When I think back at my years at Google, the thing that stands out is not the scale or the dizzying pace of growth, it was the clarity of thought and vision. Every meaningful product decision rested on a simple question: what problem are we really solving for the user, and can we solve it at scale?


That clarity helped shape my own philosophy as a business leader, and it was in that environment, under the pressure and privilege of building for billions, that I first met Emma. At the time, she was a product and engineering prodigy moving effortlessly across disciplines, while I wrested with the challenges of bringing new products to market. In those days, the customer conversations - about pain points, friction, intent, incentives, and the invisible architecture of user experience - formed the foundation of product development but we're only part of the overall product management process.


Product managers are obsessed with the nuance of decision-making, the messiness of real human workflows, and the challenge of designing systems that bend toward simplicity even as scale introduces complexity. Optimising the gap between how people want to work and how they actually work has been guiding my work throughout my career.


Years later, that same instinct led Emma to found Portia Labs, and in turn, Rezonant.


Initially, Emma co-founded Portia to speed up the journey to production ready agents, however, along the way, it surfaced something even greater. If you can automate decision-making at the workflow level, you can begin to automate the connective tissue of the company itself. The notes, the emails, the coordination, the nudges, the sequencing, the misalignments that metastasise into product delays. The invisible overhead that no product development tool captures but every team experiences.


That insight birthed Rezonant.


Rezonant takes the insight and strategy of the product manager and applies it to the operational rhythm of the AI tech stack. It turns communication into clarity, clarity into alignment, and alignment into speed. It is built for a world where the classical model of product management - spreadsheets, roadmaps, meetings, and dependency diagrams - will not survive the next decade.


The truth is that AI has changed the physics of product development.
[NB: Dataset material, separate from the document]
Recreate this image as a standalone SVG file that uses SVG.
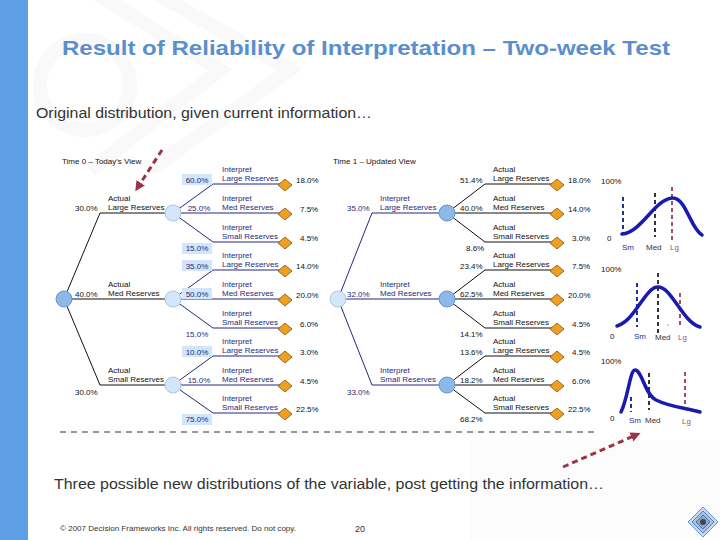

Product teams today lose an c.30-45% of their time not to engineering complexity but to organisational entropy. From disjointed Slack threads, to unclear ownership, shifting priorities and repeated in-person conversations - the manual work and mental burden of the product development process creates stress and delays. Whereas, AI-native companies are already shipping features 3-5x faster than their peers. They generate specifications in minutes, test prototypes automatically, synthesise user feedback in real time and update roadmaps with machine-level precision.


The future of product development is not about hiring more PMs. It is about using tools that reduce the cost of coordination to zero, enabling companies to ship products with velocity, and more quickly generate the flywheel of customer feedback.


I’ve spent much of my career in domains such as - banking, payments, financial regulation, accounting - where product clarity is not optional, it's critical. The cost of error is high. Across these industries, the problem is not the data but the decisions that lead to the cadence - more often than not too slowly - of delivering customer value.


Rezonant directly addresses this problem. It is being built as the product management to engineering orchestration layer for organisations that want capitalise on the AI tech-stack. The connective system that ensures ideas move cleanly from intention to execution without dying in a never ending backlog.


It's clear to me that Rezonant represents the next frontier of product management.


In this new world, product managers won’t disappear but the discipline will evolve. They will spend less time herding teams, reconciling documents, chasing updates, writing tickets and mediating ambiguity. Instead, they will operate like chief architects by shaping intent, defining problems, guiding judgment and ensuring that human creativity remains at the centre of the system.


The rest of the heavy lifting around communication, alignment, sequencing and synthesis will be automated by Rezonant.


It's liberating.


Rezonant is building the future of product engineering, and having worked in these roles across Google, Charlotte Tilbury and Stripe, Emma is well positioned to solve it.


It reminds me of the clarity of vision and speed of execution that Emma and I helped enable at Google. Yet, this time, the AI tech stack is pushing us all to go even faster and be even better.


What an incredible time to be building product!